More on fear: It is a pity that common language is so poorly tuned that it is
hard to express such feelings as those of fear without implying lots of other
baggage too. I do not want to die. I want to live. And this want of mine is
so intense that it causes all kinds of reactions in my body when I meet
something which might thwart it. We know from animals that fear, flight, and
combativeness can be very close to one another, and that insight needs to
somehow be applied to our own emotional reactions. Depending on circumstance,
one can turn into the other in an instant. I believe that our current words
simply do not describe the real emotions that we feel.

Usually if all action to prevent an intensely painful or disliked event has
been made impossible, an animal (or a person) will go through a period of 
agitation and even rage, after which it seems to lose all signs of caring.
But if the animal can do something about what happens ie. it has some
control over whether or not these events occur, then it will behave very
differently.
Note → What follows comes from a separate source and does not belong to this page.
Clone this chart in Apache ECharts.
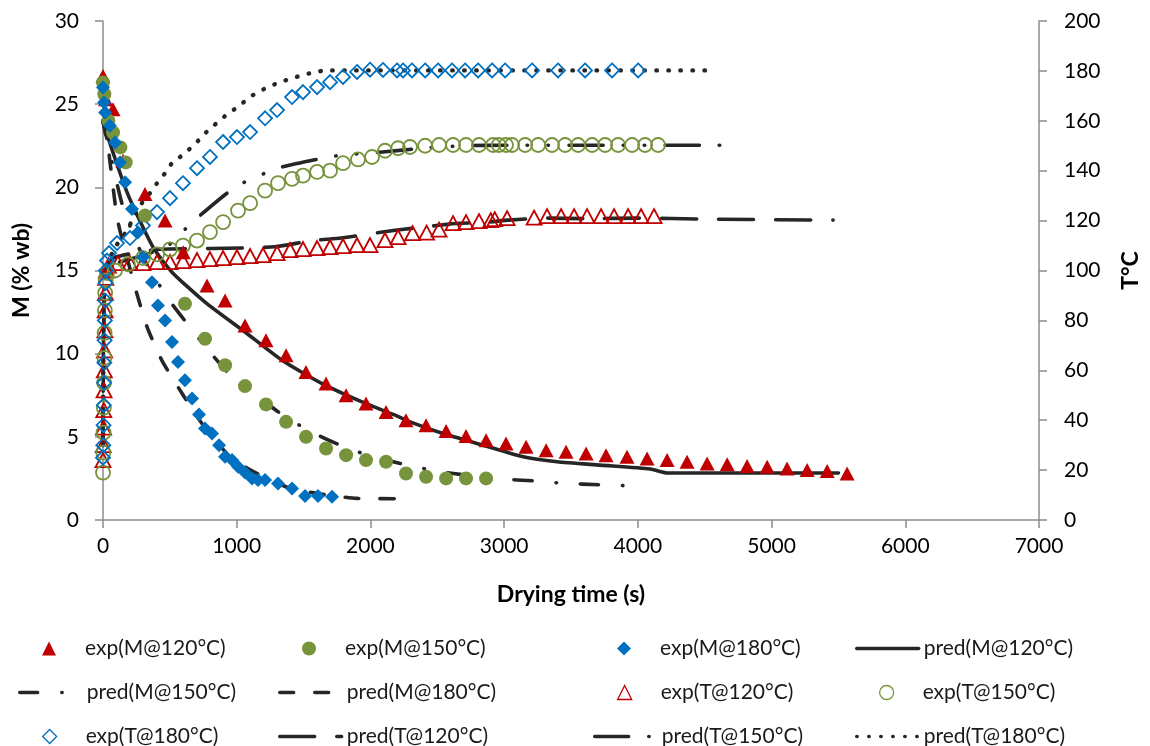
<!DOCTYPE html>
<html>
<head>
<meta charset="utf-8">
<script src="https://cdn.jsdelivr.net/npm/echarts@6/dist/echarts.min.js"></script>
<style>
html,body{margin:0;padding:0;background:#fff;}
#chart{width:1150px;height:746px;}
</style>
</head>
<body>
<div id="chart"></div>
<script>
// ---- data: [time (s), value] ----
const expM120 = [[0,26.7],[20,25.3],[75,24.7],[150,21.6],[314,19.6],[464,18.0],[600,16.1],[778,14.1],[913,13.2],[1062,11.7],[1219,10.8],[1369,9.9],[1518,8.9],[1668,8.2],[1818,7.5],[1967,7.0],[2117,6.5],[2266,6.0],[2416,5.7],[2566,5.35],[2715,5.05],[2865,4.8],[3014,4.6],[3164,4.4],[3314,4.2],[3463,4.1],[3613,4.0],[3762,3.9],[3919,3.8],[4069,3.7],[4219,3.6],[4368,3.5],[4518,3.4],[4668,3.35],[4817,3.25],[4967,3.2],[5116,3.1],[5266,3.0],[5416,2.95],[5565,2.8]];
const expM150 = [[0,26.3],[10,25.6],[40,24.0],[75,23.3],[130,22.4],[170,21.5],[314,18.3],[613,13.0],[763,10.9],[913,9.3],[1062,8.05],[1219,6.95],[1369,5.9],[1518,5.0],[1668,4.3],[1818,3.9],[1967,3.6],[2117,3.5],[2266,2.8],[2416,2.6],[2566,2.5],[2715,2.5],[2865,2.5]];
const expM180 = [[0,26.0],[8,25.1],[16,24.5],[52,23.7],[90,22.7],[127,21.5],[165,20.3],[217,18.7],[262,17.3],[299,15.8],[366,14.3],[411,12.9],[464,12.0],[516,10.7],[561,9.5],[613,8.4],[666,7.3],[718,6.35],[763,5.5],[815,5.2],[868,4.5],[913,3.8],[965,3.6],[1010,3.2],[1062,2.85],[1115,2.5],[1159,2.4],[1212,2.4],[1309,2.2],[1414,1.9],[1511,1.45],[1608,1.45],[1713,1.4]];
const predM120 = [[0,23.9],[180,19.7],[374,16.4],[516,14.9],[763,13.1],[1062,11.3],[1339,9.6],[1638,8.2],[1937,7.1],[2184,6.3],[2296,5.9],[2543,5.2],[2842,4.5],[3142,3.8],[3396,3.5],[3718,3.3],[4092,3.07],[4219,2.83],[5500,2.83]];
const predM150 = [[0,24.0],[60,21.8],[150,18.8],[300,15.8],[479,13.4],[620,11.9],[778,10.3],[960,8.65],[1137,7.6],[1310,6.5],[1533,5.4],[1760,4.55],[1997,3.85],[2250,3.35],[2483,2.95],[2730,2.68],[2970,2.47],[3220,2.35],[3463,2.2],[3710,2.12],[3957,2.05]];
const predM180 = [[0,24.0],[40,22.3],[110,18.0],[250,13.7],[330,11.6],[440,9.6],[600,7.5],[740,5.8],[950,3.8],[1150,2.8],[1400,1.9],[1600,1.6],[1900,1.3],[2244,1.28]];
const expT120 = [[0,24],[2,30],[4,37],[6,44],[8,52],[10,60],[12,68],[14,76],[16,84],[18,91],[21,97],[26,100],[40,102],[112,103],[202,103],[299,103],[404,103.4],[501,103.4],[598,103.8],[703,104.2],[800,104.6],[898,105],[1002,105.4],[1100,105.8],[1197,106.2],[1302,107],[1399,108.2],[1496,108.6],[1601,109],[1698,109.4],[1795,109.8],[1900,110.2],[1997,110.2],[2109,112.2],[2207,113.4],[2315,115],[2420,115.2],[2513,116.4],[2618,119],[2715,119.4],[2812,119.8],[2900,120.2],[2930,120.6],[3022,121],[3224,121.2],[3321,121.8],[3426,121.8],[3523,121.8],[3620,121.8],[3725,121.8],[3822,121.8],[3927,121.8],[4024,121.8],[4121,121.8]];
const expT150 = [[0,19],[2,27],[4,35],[6,45],[8,55],[10,65],[12,75],[14,84],[16,91],[20,96],[30,99],[90,100],[187,102.5],[299,105],[404,106.5],[501,108.5],[598,110],[703,112],[800,115.4],[898,119.4],[1010,124],[1100,127],[1212,132],[1309,135],[1414,136.7],[1496,138],[1601,139.5],[1698,140],[1795,143],[1907,144.5],[2012,145.5],[2109,148],[2207,149],[2296,149.5],[2409,150],[2513,150.3],[2618,150.3],[2715,150.3],[2812,150.3],[2917,150.3],[2960,150.3],[3014,150.3],[3059,150.3],[3157,150.3],[3254,150.3],[3358,150.3],[3456,150.3],[3553,150.3],[3658,150.3],[3755,150.3],[3852,150.3],[3957,150.3],[4054,150.3],[4151,150.3]];
const expT180 = [[0,25],[2,30],[4,38],[6,46],[8,55],[10,63],[12,72],[14,80],[16,88],[18,95],[22,100],[30,104],[45,107],[105,111],[202,113],[299,118],[404,123.4],[501,129],[598,135],[703,141],[800,145.5],[898,151.5],[1002,153.5],[1100,155.5],[1212,161],[1302,164.3],[1414,169.5],[1496,171.5],[1601,173.5],[1698,175.5],[1795,177.6],[1900,179.6],[1997,180.5],[2094,180.4],[2199,180.2],[2244,180.2],[2311,180.2],[2409,180.2],[2506,180.2],[2610,180.2],[2708,180.2],[2805,180.2],[2910,180.2],[3007,180.2],[3209,180.2],[3403,180.2],[3605,180.2],[3807,180.2],[4002,180.2]];
const predT120 = [[0,30],[15,100],[75,105],[425,108.5],[800,108.8],[1287,109.5],[1563,112],[1780,113],[2065,115.2],[2200,116.2],[2460,117.8],[2588,118.6],[2880,119.4],[3030,120.2],[3330,121],[3600,120.8],[4000,121],[4500,120.6],[5460,120.2]];
const predT150 = [[0,30],[15,100],[100,103],[300,106],[486,110],[613,116.5],[703,121],[928,131],[1062,135.5],[1212,139],[1340,141.5],[1640,145],[1790,146.3],[2090,147.5],[2390,149],[2700,150],[3000,150.2],[4640,150.2]];
const predT180 = [[0,30],[15,100],[100,110],[180,116],[262,125],[351,131],[404,135],[464,139],[516,143],[613,147],[673,150],[740,153.5],[800,157],[875,160],[935,163],[1010,165.5],[1085,169],[1160,171.5],[1234,173.5],[1324,175.5],[1414,177],[1496,178.4],[1578,179.4],[1668,180.2],[4540,180.2]];

const seriesNames = ['exp(M@120°C)','exp(M@150°C)','exp(M@180°C)','pred(M@120°C)',
  'pred(M@150°C)','pred(M@180°C)','exp(T@120°C)','exp(T@150°C)',
  'exp(T@180°C)','pred(T@120°C)','pred(T@150°C)','pred(T@180°C)'];

// ---- styling ----
const FONT = 'Lato';
const RED = '#C00000', GREEN = '#77933C', BLUE = '#0070C0', DARK = '#262626';
const AX = '#8C8C8C';
const NONE = 'rgba(255,255,255,0)';

function expFilled(name, data, symbol, size, color) {
  return { name, type: 'scatter', data, yAxisIndex: 0, symbol, symbolSize: size, clip: false, z: 4,
    itemStyle: { color, opacity: 1 } };
}
function expOpen(name, data, symbol, size, color) {
  return { name, type: 'scatter', data, yAxisIndex: 1, symbol, symbolSize: size, clip: false, z: 3,
    itemStyle: { color: NONE, borderColor: color, borderWidth: 1.8, opacity: 1 } };
}
function pred(name, data, axis, type, width) {
  return { name, type: 'line', data, yAxisIndex: axis, symbol: 'none', smooth: 0.2, z: 2,
    lineStyle: { color: DARK, width: width || 3.6, type, cap: 'round', join: 'round' },
    itemStyle: { color: NONE, borderWidth: 0 } };
}

const series = [
  expFilled(seriesNames[0], expM120, 'triangle', [15,14], RED),
  expFilled(seriesNames[1], expM150, 'circle', 14, GREEN),
  expFilled(seriesNames[2], expM180, 'diamond', 14, BLUE),
  pred(seriesNames[3], predM120, 0, 'solid'),
  pred(seriesNames[4], predM150, 0, [18, 24, 0.5, 24]),
  pred(seriesNames[5], predM180, 0, [14, 21]),
  expOpen(seriesNames[6], expT120, 'triangle', [15,14], RED),
  expOpen(seriesNames[7], expT150, 'circle', 14, GREEN),
  expOpen(seriesNames[8], expT180, 'diamond', 14, BLUE),
  pred(seriesNames[9], predT120, 1, [35, 22]),
  pred(seriesNames[10], predT150, 1, [34, 20, 0.5, 20.5, 0.5, 20.5]),
  pred(seriesNames[11], predT180, 1, [0.5, 11.5], 4.4)
];

const isLine = [false,false,false,true,true,true,false,false,false,true,true,true];
const isOpen = [false,false,false,false,false,false,true,true,true,false,false,false];
const legendSymbols = ['triangle','circle','diamond',null,null,null,'triangle','circle','diamond',null,null,null];
const colLeft = [18, 278, 593, 855];
const rowCenter = [645, 689, 733];
const legends = seriesNames.map((n, i) => {
  const base = {
    top: rowCenter[Math.floor(i / 4)] - 7,
    orient: 'horizontal',
    padding: 0,
    itemHeight: 14,
    itemGap: 0,
    selectedMode: false
  };
  if (isLine[i]) {
    base.left = colLeft[i % 4];
    base.itemWidth = 62;
    base.data = [n];
    base.lineStyle = { width: 3.4 };
    base.itemStyle = { color: NONE, borderWidth: 0, opacity: 0 };
    base.textStyle = { fontFamily: FONT, fontSize: 21, color: '#1a1a1a' };
  } else {
    base.left = colLeft[i % 4] + 24;
    base.itemWidth = 14;
    base.data = [{ name: n, icon: legendSymbols[i] }];
    base.itemStyle = { borderWidth: isOpen[i] ? 1.3 : 0 };
    base.textStyle = { fontFamily: FONT, fontSize: 21, color: '#1a1a1a', padding: [0, 0, 0, 24] };
  }
  return base;
});

const axisCommon = {
  type: 'value',
  axisLine: { show: true, lineStyle: { color: AX, width: 1.5 } },
  axisTick: { show: true, inside: false, length: 8, lineStyle: { color: AX, width: 1.5 } },
  splitLine: { show: false },
  axisLabel: { fontFamily: FONT, fontSize: 21, color: '#000', formatter: v => String(v) },
  nameTextStyle: { fontFamily: FONT, fontSize: 23, fontWeight: 'bold', color: '#000' },
  nameLocation: 'middle'
};

const option = {
  backgroundColor: '#fff',
  animation: false,
  textStyle: { fontFamily: FONT },
  grid: { left: 103, right: 110, top: 21, bottom: 226, containLabel: false },
  xAxis: Object.assign({}, axisCommon, {
    min: 0, max: 7000, interval: 1000,
    name: 'Drying time (s)', nameGap: 63,
    axisLabel: Object.assign({}, axisCommon.axisLabel, { margin: 16 })
  }),
  yAxis: [
    Object.assign({}, axisCommon, {
      position: 'left', min: 0, max: 30, interval: 5,
      name: 'M (% wb)', nameGap: 70, nameRotate: 90,
      axisLabel: Object.assign({}, axisCommon.axisLabel, { margin: 24 })
    }),
    Object.assign({}, axisCommon, {
      position: 'right', min: 0, max: 200, interval: 20,
      name: 'T°C', nameGap: 80, nameRotate: 90,
      axisLabel: Object.assign({}, axisCommon.axisLabel, { margin: 25 })
    })
  ],
  legend: legends,
  series
};

const chart = echarts.init(document.getElementById('chart'), null, { renderer: 'canvas' });
chart.setOption(option);
</script>
</body>
</html>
Sometimes it may run away, sometimes it will confront things
directly. Either response may be rational, depending on circumstance. To
say that fighting or flight is a sign of "fear" mistakes what happens in 
the mind of that animal. Feelings such as dread attach much more to events
which we cannot control than they do to those which we can.

Am I agreeing with Michael Riskin? Well, yes, and no. (The word "wants"
or "desires" carry no fires with them, though I intend them to suggest, at
least sometimes, very great intensity). Anyone who claims that cryonicists
suffer from fear has mistaken what has happened ... so easy, since few 
people even now understand cryonics. We act as we do because we believe that
we CAN do something about death, an event which we very much do not want to
happen. They, believing that they can do nothing, have lost all signs of
caring. 

And with that loss, they look on us and fail to understand at all.